Same Process, Different Term

By
Scott D. Parker

I started my next novel on 1 February. And I was rusty.

I’ll admit it’s been a few weeks—months, really—since I wrote new fiction. I’ve been editing things that’ll be published later this year. And I’ve been doing some reading. Lots of it in January.

I woke up at 4:30am. Yeah, with a day job and a 45-minute morning commute, that’s my only time to write. The new book is the latest Calvin Carter, Railroad Detective, novel. I had the scene in my mind. I had conceived of it the previous day. It was a robbery of a stagecoach carrying a wad of cash. And the owlhoot had a very special method of pilfering. What could go wrong?

Well, the words arrived, they just arrived at a slower pace than I expected.

It's a general rule when you work out that if you don't exercise a muscle, it atrophies. The same is true for writing. When I was writing all the time last year, the words flowed and I was merely typing just fast enough to keep up. I expected that on Thursday morning. I didn't get it.

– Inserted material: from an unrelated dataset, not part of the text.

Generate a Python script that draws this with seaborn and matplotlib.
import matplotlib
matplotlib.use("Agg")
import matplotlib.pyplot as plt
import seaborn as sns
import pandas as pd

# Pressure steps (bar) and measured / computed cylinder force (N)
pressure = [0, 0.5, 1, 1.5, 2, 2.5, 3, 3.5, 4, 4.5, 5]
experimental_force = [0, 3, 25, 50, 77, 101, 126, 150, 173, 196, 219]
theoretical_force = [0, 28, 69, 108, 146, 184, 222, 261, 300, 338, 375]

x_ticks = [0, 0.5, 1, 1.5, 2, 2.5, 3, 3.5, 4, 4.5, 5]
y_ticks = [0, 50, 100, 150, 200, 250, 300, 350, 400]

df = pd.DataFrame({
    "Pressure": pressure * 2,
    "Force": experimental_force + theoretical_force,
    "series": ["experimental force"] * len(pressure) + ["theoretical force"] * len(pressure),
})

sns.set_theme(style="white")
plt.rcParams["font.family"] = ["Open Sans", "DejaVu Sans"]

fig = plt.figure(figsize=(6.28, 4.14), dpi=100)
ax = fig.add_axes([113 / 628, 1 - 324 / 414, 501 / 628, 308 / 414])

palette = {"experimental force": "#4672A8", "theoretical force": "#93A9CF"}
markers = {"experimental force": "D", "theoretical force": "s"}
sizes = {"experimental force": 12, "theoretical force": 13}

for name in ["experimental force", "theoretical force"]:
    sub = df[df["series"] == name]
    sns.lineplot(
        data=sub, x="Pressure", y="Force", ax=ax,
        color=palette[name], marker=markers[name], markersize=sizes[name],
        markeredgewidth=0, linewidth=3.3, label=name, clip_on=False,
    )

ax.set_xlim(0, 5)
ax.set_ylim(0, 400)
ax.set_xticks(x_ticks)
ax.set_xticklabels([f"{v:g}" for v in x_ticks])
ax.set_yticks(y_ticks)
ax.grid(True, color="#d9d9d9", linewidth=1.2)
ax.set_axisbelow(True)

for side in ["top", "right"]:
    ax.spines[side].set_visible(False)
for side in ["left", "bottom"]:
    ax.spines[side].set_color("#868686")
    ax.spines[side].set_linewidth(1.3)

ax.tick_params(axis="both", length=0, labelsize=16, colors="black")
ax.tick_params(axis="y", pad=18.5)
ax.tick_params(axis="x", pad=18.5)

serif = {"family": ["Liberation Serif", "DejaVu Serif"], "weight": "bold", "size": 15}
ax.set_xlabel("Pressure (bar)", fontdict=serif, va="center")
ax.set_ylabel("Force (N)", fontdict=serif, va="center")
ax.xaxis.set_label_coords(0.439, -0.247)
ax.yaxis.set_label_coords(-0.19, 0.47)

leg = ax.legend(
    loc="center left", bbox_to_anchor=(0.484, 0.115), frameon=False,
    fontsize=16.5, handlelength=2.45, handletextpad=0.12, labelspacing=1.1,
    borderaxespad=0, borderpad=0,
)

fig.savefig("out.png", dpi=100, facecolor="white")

And that's when a term used in the movies came to mind. I actually uttered it out loud Thursday morning when I was getting ready for work.

“I'll fix it in post.”

Didn't immediately know where that came from but then it dawned on me. Earlier in the week, I had listened to Kevin Smith’s Fat Man on Batman podcast, specifically his interview with Armen Kevorkian. Armen is the special effects supervisor for the DC Comics TV shows on the CW.
Naturally, everything For which Armen is responsible takes place after principal photography is done. Literally post production, abbreviate as “post.”

We writers have our own post-production: when we edit. We all know that, but I had never thought of it as “post production.” Same thing; different term.

We merely have to trust the process and know any given writing day may not be perfect, but we must strive to move our manuscripts forward.